* **Supplied entries**

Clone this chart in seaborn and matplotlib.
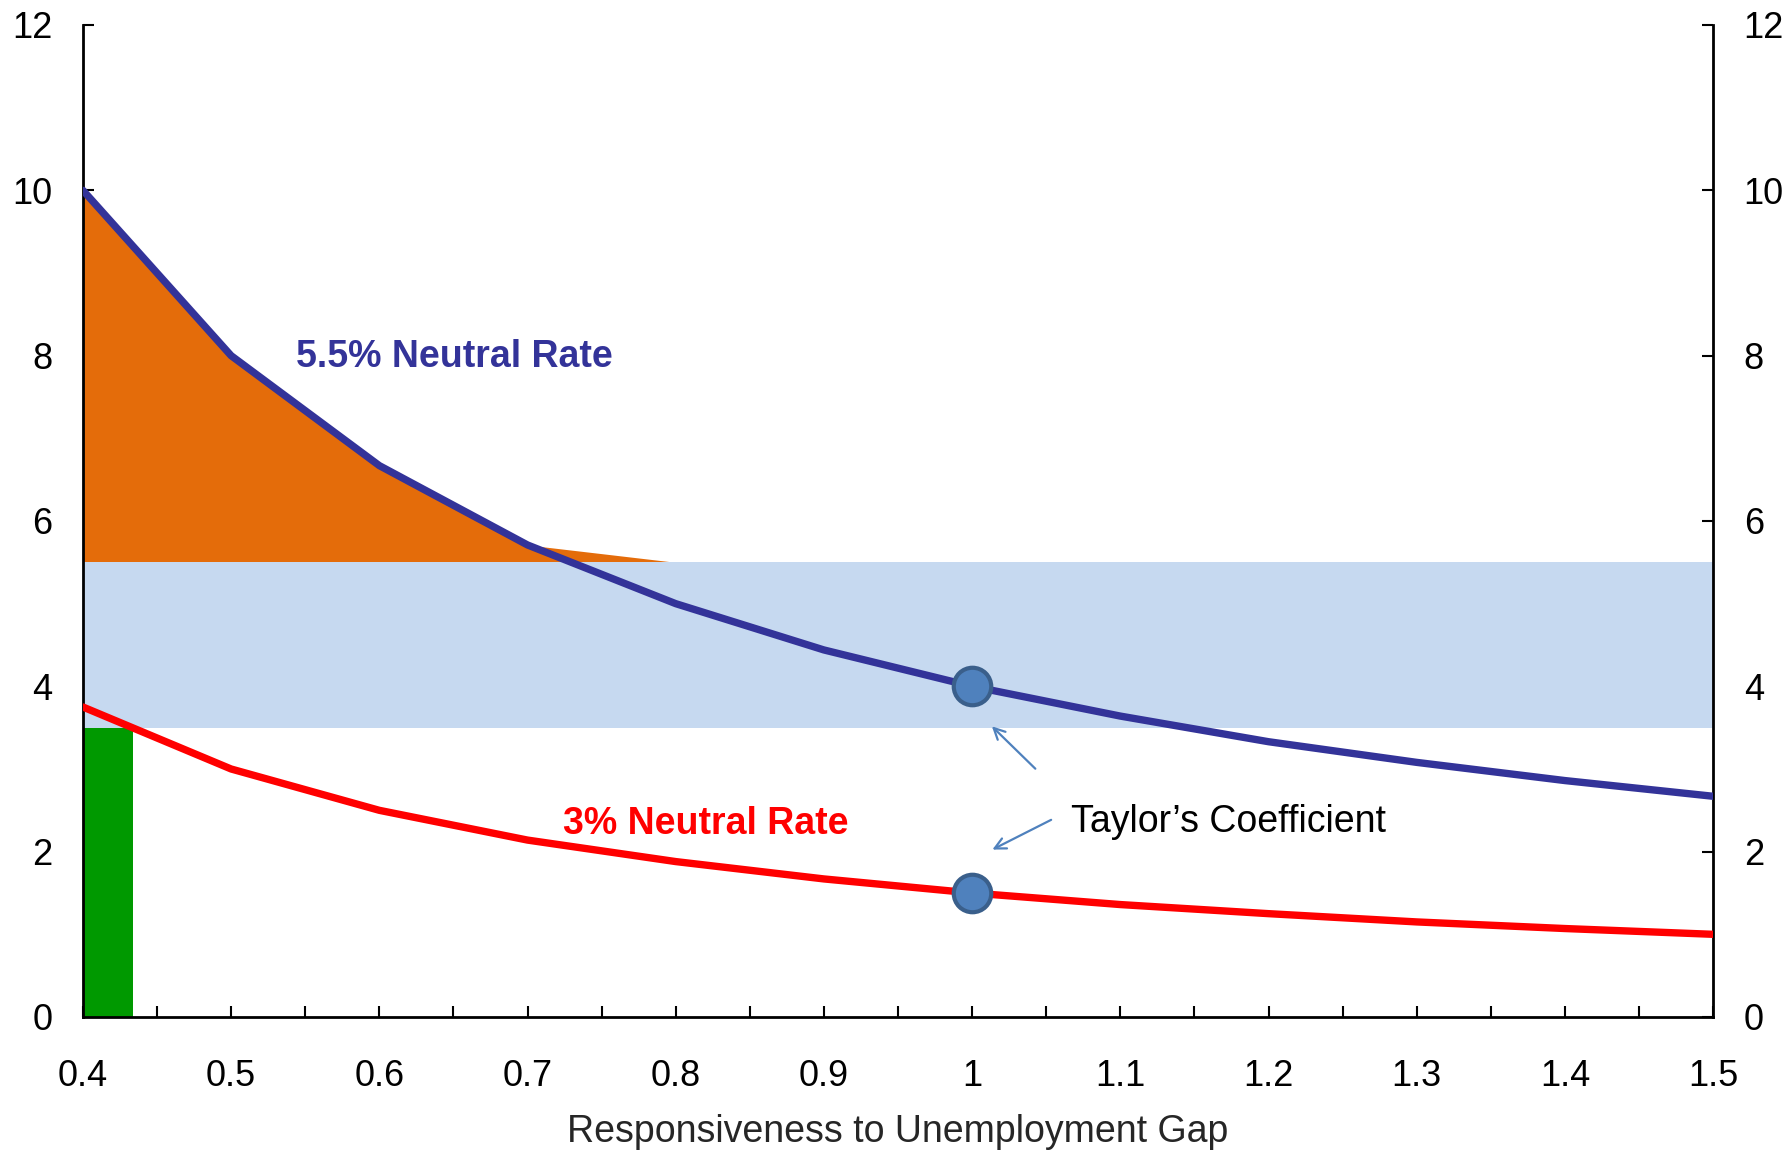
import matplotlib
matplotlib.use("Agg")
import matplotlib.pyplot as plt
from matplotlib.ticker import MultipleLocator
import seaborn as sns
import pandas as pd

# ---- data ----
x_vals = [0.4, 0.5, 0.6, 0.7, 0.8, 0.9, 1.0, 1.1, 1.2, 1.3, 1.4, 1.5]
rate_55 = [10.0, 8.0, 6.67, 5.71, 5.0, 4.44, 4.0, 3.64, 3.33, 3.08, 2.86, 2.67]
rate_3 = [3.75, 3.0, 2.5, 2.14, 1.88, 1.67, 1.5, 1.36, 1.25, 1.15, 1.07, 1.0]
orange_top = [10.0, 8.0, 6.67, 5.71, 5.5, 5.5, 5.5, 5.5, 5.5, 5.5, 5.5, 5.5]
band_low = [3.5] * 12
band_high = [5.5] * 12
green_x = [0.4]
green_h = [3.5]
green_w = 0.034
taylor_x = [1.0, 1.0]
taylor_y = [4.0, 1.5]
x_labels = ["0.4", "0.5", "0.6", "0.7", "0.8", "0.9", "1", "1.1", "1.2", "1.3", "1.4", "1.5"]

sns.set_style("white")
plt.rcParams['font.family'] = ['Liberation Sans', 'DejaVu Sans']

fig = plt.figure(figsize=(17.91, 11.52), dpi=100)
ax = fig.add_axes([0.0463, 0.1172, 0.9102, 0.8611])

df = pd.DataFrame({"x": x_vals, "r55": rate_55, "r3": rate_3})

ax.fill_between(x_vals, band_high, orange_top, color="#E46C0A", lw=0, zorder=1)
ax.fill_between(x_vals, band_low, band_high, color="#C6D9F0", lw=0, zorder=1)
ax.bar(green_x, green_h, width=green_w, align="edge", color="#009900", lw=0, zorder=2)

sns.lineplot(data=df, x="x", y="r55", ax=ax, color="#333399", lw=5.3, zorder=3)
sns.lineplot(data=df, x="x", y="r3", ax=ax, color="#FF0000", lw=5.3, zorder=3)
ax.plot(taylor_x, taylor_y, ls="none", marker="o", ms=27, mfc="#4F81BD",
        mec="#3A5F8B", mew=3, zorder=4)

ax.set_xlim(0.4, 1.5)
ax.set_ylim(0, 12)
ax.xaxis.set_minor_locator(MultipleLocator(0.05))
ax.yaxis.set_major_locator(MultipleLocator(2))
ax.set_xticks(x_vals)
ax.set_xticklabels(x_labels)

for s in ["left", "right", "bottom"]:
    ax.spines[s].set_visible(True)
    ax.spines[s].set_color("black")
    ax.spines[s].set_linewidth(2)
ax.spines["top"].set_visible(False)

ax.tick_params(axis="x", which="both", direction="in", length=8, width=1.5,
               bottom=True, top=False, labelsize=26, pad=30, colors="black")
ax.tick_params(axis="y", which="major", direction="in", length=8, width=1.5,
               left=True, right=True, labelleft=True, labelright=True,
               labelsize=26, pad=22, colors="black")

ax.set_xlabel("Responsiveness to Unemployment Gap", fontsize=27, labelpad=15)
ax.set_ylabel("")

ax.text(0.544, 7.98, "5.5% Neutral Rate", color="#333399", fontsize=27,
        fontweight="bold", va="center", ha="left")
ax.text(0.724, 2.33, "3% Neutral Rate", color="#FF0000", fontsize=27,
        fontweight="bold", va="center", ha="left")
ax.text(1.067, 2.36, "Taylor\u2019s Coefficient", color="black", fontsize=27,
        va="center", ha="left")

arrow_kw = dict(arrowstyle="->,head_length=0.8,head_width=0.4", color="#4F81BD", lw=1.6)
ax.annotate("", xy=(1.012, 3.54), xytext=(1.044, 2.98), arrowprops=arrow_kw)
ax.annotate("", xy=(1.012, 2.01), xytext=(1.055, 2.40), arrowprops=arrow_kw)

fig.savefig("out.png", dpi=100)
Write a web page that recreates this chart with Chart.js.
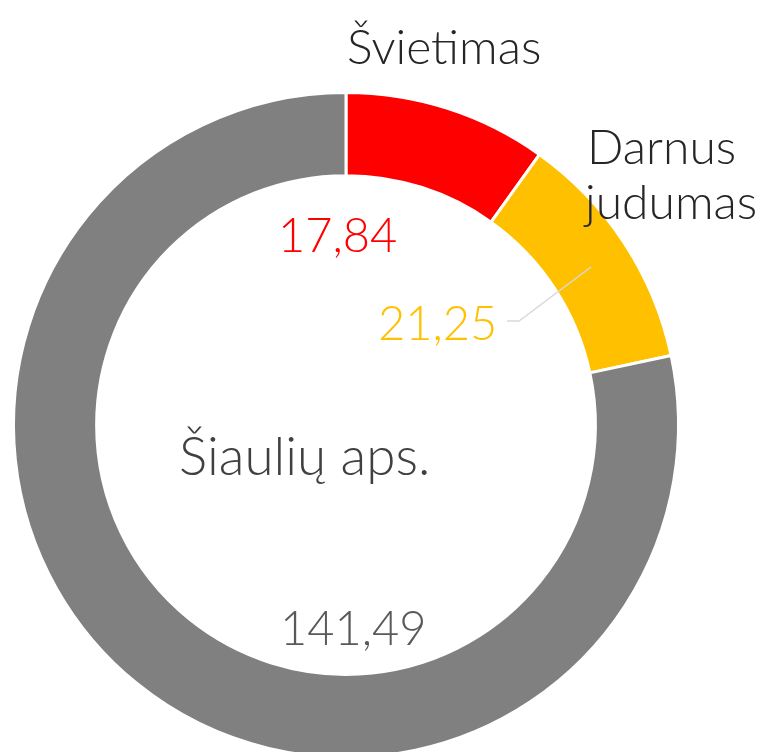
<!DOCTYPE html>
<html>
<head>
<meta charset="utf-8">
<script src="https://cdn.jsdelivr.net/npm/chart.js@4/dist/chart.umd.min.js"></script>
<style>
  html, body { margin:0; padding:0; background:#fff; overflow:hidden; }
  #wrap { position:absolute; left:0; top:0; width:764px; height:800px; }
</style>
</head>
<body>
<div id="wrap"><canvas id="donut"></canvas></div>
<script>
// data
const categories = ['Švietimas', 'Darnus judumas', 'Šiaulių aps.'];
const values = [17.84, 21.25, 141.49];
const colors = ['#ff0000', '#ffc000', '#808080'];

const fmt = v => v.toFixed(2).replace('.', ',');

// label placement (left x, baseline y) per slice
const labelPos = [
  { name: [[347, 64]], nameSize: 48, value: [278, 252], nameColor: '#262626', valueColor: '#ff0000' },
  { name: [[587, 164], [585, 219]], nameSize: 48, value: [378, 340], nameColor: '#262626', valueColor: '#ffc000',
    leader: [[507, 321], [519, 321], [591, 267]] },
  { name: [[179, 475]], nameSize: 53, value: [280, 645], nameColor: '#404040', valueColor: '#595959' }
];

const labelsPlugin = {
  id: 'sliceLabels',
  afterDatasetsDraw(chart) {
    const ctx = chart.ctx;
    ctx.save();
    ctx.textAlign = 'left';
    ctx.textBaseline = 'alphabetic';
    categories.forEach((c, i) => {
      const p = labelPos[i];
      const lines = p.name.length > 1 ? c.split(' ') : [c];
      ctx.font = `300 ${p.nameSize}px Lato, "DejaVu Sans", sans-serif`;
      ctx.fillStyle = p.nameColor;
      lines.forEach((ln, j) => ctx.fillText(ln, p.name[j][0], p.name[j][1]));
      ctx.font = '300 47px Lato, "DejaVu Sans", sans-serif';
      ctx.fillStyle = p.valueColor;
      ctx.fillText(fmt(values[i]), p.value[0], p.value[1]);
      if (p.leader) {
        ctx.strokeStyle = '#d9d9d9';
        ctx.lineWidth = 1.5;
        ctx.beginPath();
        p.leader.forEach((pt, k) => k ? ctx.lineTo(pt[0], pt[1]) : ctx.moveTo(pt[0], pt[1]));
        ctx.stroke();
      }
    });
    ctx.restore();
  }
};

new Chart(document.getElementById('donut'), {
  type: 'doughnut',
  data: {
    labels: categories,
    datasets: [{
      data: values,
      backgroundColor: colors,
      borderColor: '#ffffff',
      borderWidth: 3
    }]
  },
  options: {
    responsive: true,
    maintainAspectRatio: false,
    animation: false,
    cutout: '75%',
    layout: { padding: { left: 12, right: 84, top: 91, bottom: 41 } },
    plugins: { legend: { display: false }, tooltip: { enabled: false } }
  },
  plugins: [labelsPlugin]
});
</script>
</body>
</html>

* **The problem**
Give back each entry exactly as it appears, with no pictures.

* **Solution**
Clone this chart in seaborn and matplotlib.
import matplotlib
matplotlib.use("Agg")
import matplotlib.pyplot as plt
from matplotlib.ticker import MultipleLocator
import seaborn as sns
import pandas as pd

# ---- data ----
x_vals = [0.4, 0.5, 0.6, 0.7, 0.8, 0.9, 1.0, 1.1, 1.2, 1.3, 1.4, 1.5]
rate_55 = [10.0, 8.0, 6.67, 5.71, 5.0, 4.44, 4.0, 3.64, 3.33, 3.08, 2.86, 2.67]
rate_3 = [3.75, 3.0, 2.5, 2.14, 1.88, 1.67, 1.5, 1.36, 1.25, 1.15, 1.07, 1.0]
orange_top = [10.0, 8.0, 6.67, 5.71, 5.5, 5.5, 5.5, 5.5, 5.5, 5.5, 5.5, 5.5]
band_low = [3.5] * 12
band_high = [5.5] * 12
green_x = [0.4]
green_h = [3.5]
green_w = 0.034
taylor_x = [1.0, 1.0]
taylor_y = [4.0, 1.5]
x_labels = ["0.4", "0.5", "0.6", "0.7", "0.8", "0.9", "1", "1.1", "1.2", "1.3", "1.4", "1.5"]

sns.set_style("white")
plt.rcParams['font.family'] = ['Liberation Sans', 'DejaVu Sans']

fig = plt.figure(figsize=(17.91, 11.52), dpi=100)
ax = fig.add_axes([0.0463, 0.1172, 0.9102, 0.8611])

df = pd.DataFrame({"x": x_vals, "r55": rate_55, "r3": rate_3})

ax.fill_between(x_vals, band_high, orange_top, color="#E46C0A", lw=0, zorder=1)
ax.fill_between(x_vals, band_low, band_high, color="#C6D9F0", lw=0, zorder=1)
ax.bar(green_x, green_h, width=green_w, align="edge", color="#009900", lw=0, zorder=2)

sns.lineplot(data=df, x="x", y="r55", ax=ax, color="#333399", lw=5.3, zorder=3)
sns.lineplot(data=df, x="x", y="r3", ax=ax, color="#FF0000", lw=5.3, zorder=3)
ax.plot(taylor_x, taylor_y, ls="none", marker="o", ms=27, mfc="#4F81BD",
        mec="#3A5F8B", mew=3, zorder=4)

ax.set_xlim(0.4, 1.5)
ax.set_ylim(0, 12)
ax.xaxis.set_minor_locator(MultipleLocator(0.05))
ax.yaxis.set_major_locator(MultipleLocator(2))
ax.set_xticks(x_vals)
ax.set_xticklabels(x_labels)

for s in ["left", "right", "bottom"]:
    ax.spines[s].set_visible(True)
    ax.spines[s].set_color("black")
    ax.spines[s].set_linewidth(2)
ax.spines["top"].set_visible(False)

ax.tick_params(axis="x", which="both", direction="in", length=8, width=1.5,
               bottom=True, top=False, labelsize=26, pad=30, colors="black")
ax.tick_params(axis="y", which="major", direction="in", length=8, width=1.5,
               left=True, right=True, labelleft=True, labelright=True,
               labelsize=26, pad=22, colors="black")

ax.set_xlabel("Responsiveness to Unemployment Gap", fontsize=27, labelpad=15)
ax.set_ylabel("")

ax.text(0.544, 7.98, "5.5% Neutral Rate", color="#333399", fontsize=27,
        fontweight="bold", va="center", ha="left")
ax.text(0.724, 2.33, "3% Neutral Rate", color="#FF0000", fontsize=27,
        fontweight="bold", va="center", ha="left")
ax.text(1.067, 2.36, "Taylor\u2019s Coefficient", color="black", fontsize=27,
        va="center", ha="left")

arrow_kw = dict(arrowstyle="->,head_length=0.8,head_width=0.4", color="#4F81BD", lw=1.6)
ax.annotate("", xy=(1.012, 3.54), xytext=(1.044, 2.98), arrowprops=arrow_kw)
ax.annotate("", xy=(1.012, 2.01), xytext=(1.055, 2.40), arrowprops=arrow_kw)

fig.savefig("out.png", dpi=100)
Write a web page that recreates this chart with Chart.js.
<!DOCTYPE html>
<html>
<head>
<meta charset="utf-8">
<script src="https://cdn.jsdelivr.net/npm/chart.js@4/dist/chart.umd.min.js"></script>
<style>
  html, body { margin:0; padding:0; background:#fff; overflow:hidden; }
  #wrap { position:absolute; left:0; top:0; width:764px; height:800px; }
</style>
</head>
<body>
<div id="wrap"><canvas id="donut"></canvas></div>
<script>
// data
const categories = ['Švietimas', 'Darnus judumas', 'Šiaulių aps.'];
const values = [17.84, 21.25, 141.49];
const colors = ['#ff0000', '#ffc000', '#808080'];

const fmt = v => v.toFixed(2).replace('.', ',');

// label placement (left x, baseline y) per slice
const labelPos = [
  { name: [[347, 64]], nameSize: 48, value: [278, 252], nameColor: '#262626', valueColor: '#ff0000' },
  { name: [[587, 164], [585, 219]], nameSize: 48, value: [378, 340], nameColor: '#262626', valueColor: '#ffc000',
    leader: [[507, 321], [519, 321], [591, 267]] },
  { name: [[179, 475]], nameSize: 53, value: [280, 645], nameColor: '#404040', valueColor: '#595959' }
];

const labelsPlugin = {
  id: 'sliceLabels',
  afterDatasetsDraw(chart) {
    const ctx = chart.ctx;
    ctx.save();
    ctx.textAlign = 'left';
    ctx.textBaseline = 'alphabetic';
    categories.forEach((c, i) => {
      const p = labelPos[i];
      const lines = p.name.length > 1 ? c.split(' ') : [c];
      ctx.font = `300 ${p.nameSize}px Lato, "DejaVu Sans", sans-serif`;
      ctx.fillStyle = p.nameColor;
      lines.forEach((ln, j) => ctx.fillText(ln, p.name[j][0], p.name[j][1]));
      ctx.font = '300 47px Lato, "DejaVu Sans", sans-serif';
      ctx.fillStyle = p.valueColor;
      ctx.fillText(fmt(values[i]), p.value[0], p.value[1]);
      if (p.leader) {
        ctx.strokeStyle = '#d9d9d9';
        ctx.lineWidth = 1.5;
        ctx.beginPath();
        p.leader.forEach((pt, k) => k ? ctx.lineTo(pt[0], pt[1]) : ctx.moveTo(pt[0], pt[1]));
        ctx.stroke();
      }
    });
    ctx.restore();
  }
};

new Chart(document.getElementById('donut'), {
  type: 'doughnut',
  data: {
    labels: categories,
    datasets: [{
      data: values,
      backgroundColor: colors,
      borderColor: '#ffffff',
      borderWidth: 3
    }]
  },
  options: {
    responsive: true,
    maintainAspectRatio: false,
    animation: false,
    cutout: '75%',
    layout: { padding: { left: 12, right: 84, top: 91, bottom: 41 } },
    plugins: { legend: { display: false }, tooltip: { enabled: false } }
  },
  plugins: [labelsPlugin]
});
</script>
</body>
</html>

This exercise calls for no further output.